*EXERCISE GOAL*: Reproduce the listing below exactly. Pictures do not belong in the copy.

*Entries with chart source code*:
>> START

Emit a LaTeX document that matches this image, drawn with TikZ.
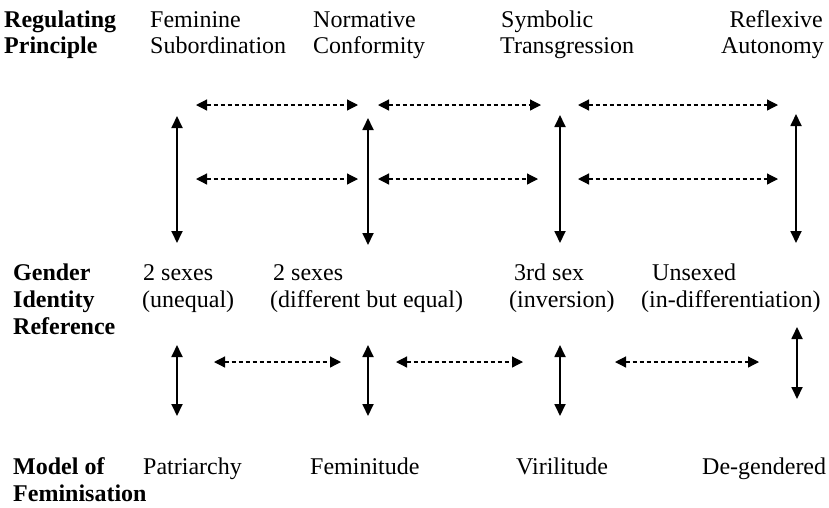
\documentclass[tikz,border=0pt]{standalone}
\usepackage{fontspec}
\setmainfont{Liberation Serif}
\usetikzlibrary{arrows.meta}
\tikzset{
  lbl/.style={anchor=base west, inner sep=0pt, font=\fontsize{24}{26.5}\selectfont},
  hdr/.style={lbl, font=\fontsize{24}{26.5}\selectfont\bfseries},
  rlbl/.style={lbl, anchor=base east},
  solidarrow/.style={line width=1.8pt, {Triangle[length=12pt,width=11pt]}-{Triangle[length=12pt,width=11pt]}},
  dasharrow/.style={line width=1.2pt, dash pattern=on 4pt off 3pt, {Triangle[length=11pt,width=11pt]}-{Triangle[length=11pt,width=11pt]}}
}
\begin{document}
\begin{tikzpicture}[x=1pt,y=-1pt]
\useasboundingbox (0,0) rectangle (829,507);
% header column
\node[hdr] (h1a) at (4,27) {Regulating};
\node[hdr] (h1b) at (4,53) {Principle};
\node[hdr] (h2a) at (13,280) {Gender};
\node[hdr] (h2b) at (13,307) {Identity};
\node[hdr] (h2c) at (13,334) {Reference};
\node[hdr] (h3a) at (13,474) {Model of};
\node[hdr] (h3b) at (13,501) {Feminisation};
% top row
\node[lbl] (t1a) at (150,27) {Feminine};
\node[lbl] (t1b) at (150,53) {Subordination};
\node[lbl] (t2a) at (313,27) {Normative};
\node[lbl] (t2b) at (313,53) {Conformity};
\node[lbl] (t3a) at (501,27) {Symbolic};
\node[lbl] (t3b) at (500,53) {Transgression};
\node[rlbl] (t4a) at (823,27) {Reflexive};
\node[rlbl] (t4b) at (824,53) {Autonomy};
% middle row
\node[lbl] (m1a) at (143,280) {2 sexes};
\node[lbl] (m1b) at (142,307) {(unequal)};
\node[lbl] (m2a) at (273,280) {2 sexes};
\node[lbl] (m2b) at (270,307) {(different but equal)};
\node[lbl] (m3a) at (514,280) {3rd sex};
\node[lbl] (m3b) at (509,307) {(inversion)};
\node[lbl] (m4a) at (652,280) {Unsexed};
\node[lbl] (m4b) at (641,307) {(in-differentiation)};
% bottom row
\node[lbl] (b1) at (143,474) {Patriarchy};
\node[lbl] (b2) at (310,474) {Feminitude};
\node[lbl] (b3) at (516,474) {Virilitude};
\node[lbl] (b4) at (702,474) {De-gendered};
% coordinates for arrow ends
\coordinate (ua1t) at (177,116); \coordinate (ua1b) at (177,243);
\coordinate (ua2t) at (368,118); \coordinate (ua2b) at (368,245);
\coordinate (ua3t) at (560,115); \coordinate (ua3b) at (560,243);
\coordinate (ua4t) at (796,114); \coordinate (ua4b) at (796,243);
\coordinate (la1t) at (177,345); \coordinate (la1b) at (177,416);
\coordinate (la2t) at (368,345); \coordinate (la2b) at (368,416);
\coordinate (la3t) at (560,345); \coordinate (la3b) at (560,416);
\coordinate (la4t) at (797,327); \coordinate (la4b) at (797,399);
\coordinate (r1a) at (196,105); \coordinate (r1b) at (358,105);
\coordinate (r1c) at (378,105); \coordinate (r1d) at (541,105);
\coordinate (r1e) at (578,105); \coordinate (r1f) at (778,105);
\coordinate (r2a) at (196,179); \coordinate (r2b) at (358,179);
\coordinate (r2c) at (378,179); \coordinate (r2d) at (538,179);
\coordinate (r2e) at (578,179); \coordinate (r2f) at (778,179);
\coordinate (r3a) at (214,362); \coordinate (r3b) at (341,362);
\coordinate (r3c) at (396,362); \coordinate (r3d) at (523,362);
\coordinate (r3e) at (615,362); \coordinate (r3f) at (759,362);
% vertical arrows
\draw[solidarrow] (ua1t) -- (ua1b);
\draw[solidarrow] (ua2t) -- (ua2b);
\draw[solidarrow] (ua3t) -- (ua3b);
\draw[solidarrow] (ua4t) -- (ua4b);
\draw[solidarrow] (la1t) -- (la1b);
\draw[solidarrow] (la2t) -- (la2b);
\draw[solidarrow] (la3t) -- (la3b);
\draw[solidarrow] (la4t) -- (la4b);
% dashed arrows
\draw[dasharrow] (r1a) -- (r1b);
\draw[dasharrow] (r1c) -- (r1d);
\draw[dasharrow] (r1e) -- (r1f);
\draw[dasharrow] (r2a) -- (r2b);
\draw[dasharrow] (r2c) -- (r2d);
\draw[dasharrow] (r2e) -- (r2f);
\draw[dasharrow] (r3a) -- (r3b);
\draw[dasharrow] (r3c) -- (r3d);
\draw[dasharrow] (r3e) -- (r3f);
\end{tikzpicture}
\end{document}
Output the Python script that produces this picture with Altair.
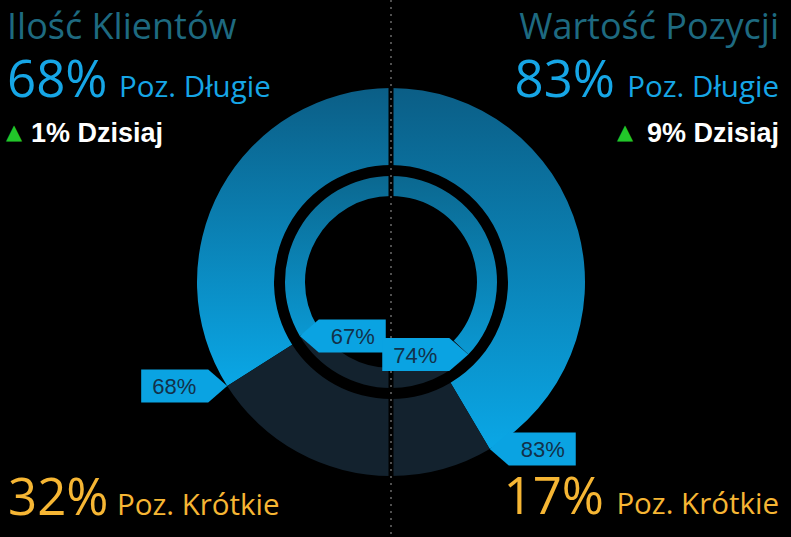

>> END

*WORKED SOLUTION*:
Emit a LaTeX document that matches this image, drawn with TikZ.
\documentclass[tikz,border=0pt]{standalone}
\usepackage{fontspec}
\setmainfont{Liberation Serif}
\usetikzlibrary{arrows.meta}
\tikzset{
  lbl/.style={anchor=base west, inner sep=0pt, font=\fontsize{24}{26.5}\selectfont},
  hdr/.style={lbl, font=\fontsize{24}{26.5}\selectfont\bfseries},
  rlbl/.style={lbl, anchor=base east},
  solidarrow/.style={line width=1.8pt, {Triangle[length=12pt,width=11pt]}-{Triangle[length=12pt,width=11pt]}},
  dasharrow/.style={line width=1.2pt, dash pattern=on 4pt off 3pt, {Triangle[length=11pt,width=11pt]}-{Triangle[length=11pt,width=11pt]}}
}
\begin{document}
\begin{tikzpicture}[x=1pt,y=-1pt]
\useasboundingbox (0,0) rectangle (829,507);
% header column
\node[hdr] (h1a) at (4,27) {Regulating};
\node[hdr] (h1b) at (4,53) {Principle};
\node[hdr] (h2a) at (13,280) {Gender};
\node[hdr] (h2b) at (13,307) {Identity};
\node[hdr] (h2c) at (13,334) {Reference};
\node[hdr] (h3a) at (13,474) {Model of};
\node[hdr] (h3b) at (13,501) {Feminisation};
% top row
\node[lbl] (t1a) at (150,27) {Feminine};
\node[lbl] (t1b) at (150,53) {Subordination};
\node[lbl] (t2a) at (313,27) {Normative};
\node[lbl] (t2b) at (313,53) {Conformity};
\node[lbl] (t3a) at (501,27) {Symbolic};
\node[lbl] (t3b) at (500,53) {Transgression};
\node[rlbl] (t4a) at (823,27) {Reflexive};
\node[rlbl] (t4b) at (824,53) {Autonomy};
% middle row
\node[lbl] (m1a) at (143,280) {2 sexes};
\node[lbl] (m1b) at (142,307) {(unequal)};
\node[lbl] (m2a) at (273,280) {2 sexes};
\node[lbl] (m2b) at (270,307) {(different but equal)};
\node[lbl] (m3a) at (514,280) {3rd sex};
\node[lbl] (m3b) at (509,307) {(inversion)};
\node[lbl] (m4a) at (652,280) {Unsexed};
\node[lbl] (m4b) at (641,307) {(in-differentiation)};
% bottom row
\node[lbl] (b1) at (143,474) {Patriarchy};
\node[lbl] (b2) at (310,474) {Feminitude};
\node[lbl] (b3) at (516,474) {Virilitude};
\node[lbl] (b4) at (702,474) {De-gendered};
% coordinates for arrow ends
\coordinate (ua1t) at (177,116); \coordinate (ua1b) at (177,243);
\coordinate (ua2t) at (368,118); \coordinate (ua2b) at (368,245);
\coordinate (ua3t) at (560,115); \coordinate (ua3b) at (560,243);
\coordinate (ua4t) at (796,114); \coordinate (ua4b) at (796,243);
\coordinate (la1t) at (177,345); \coordinate (la1b) at (177,416);
\coordinate (la2t) at (368,345); \coordinate (la2b) at (368,416);
\coordinate (la3t) at (560,345); \coordinate (la3b) at (560,416);
\coordinate (la4t) at (797,327); \coordinate (la4b) at (797,399);
\coordinate (r1a) at (196,105); \coordinate (r1b) at (358,105);
\coordinate (r1c) at (378,105); \coordinate (r1d) at (541,105);
\coordinate (r1e) at (578,105); \coordinate (r1f) at (778,105);
\coordinate (r2a) at (196,179); \coordinate (r2b) at (358,179);
\coordinate (r2c) at (378,179); \coordinate (r2d) at (538,179);
\coordinate (r2e) at (578,179); \coordinate (r2f) at (778,179);
\coordinate (r3a) at (214,362); \coordinate (r3b) at (341,362);
\coordinate (r3c) at (396,362); \coordinate (r3d) at (523,362);
\coordinate (r3e) at (615,362); \coordinate (r3f) at (759,362);
% vertical arrows
\draw[solidarrow] (ua1t) -- (ua1b);
\draw[solidarrow] (ua2t) -- (ua2b);
\draw[solidarrow] (ua3t) -- (ua3b);
\draw[solidarrow] (ua4t) -- (ua4b);
\draw[solidarrow] (la1t) -- (la1b);
\draw[solidarrow] (la2t) -- (la2b);
\draw[solidarrow] (la3t) -- (la3b);
\draw[solidarrow] (la4t) -- (la4b);
% dashed arrows
\draw[dasharrow] (r1a) -- (r1b);
\draw[dasharrow] (r1c) -- (r1d);
\draw[dasharrow] (r1e) -- (r1f);
\draw[dasharrow] (r2a) -- (r2b);
\draw[dasharrow] (r2c) -- (r2d);
\draw[dasharrow] (r2e) -- (r2f);
\draw[dasharrow] (r3a) -- (r3b);
\draw[dasharrow] (r3c) -- (r3d);
\draw[dasharrow] (r3e) -- (r3f);
\end{tikzpicture}
\end{document}
Output the Python script that produces this picture with Altair.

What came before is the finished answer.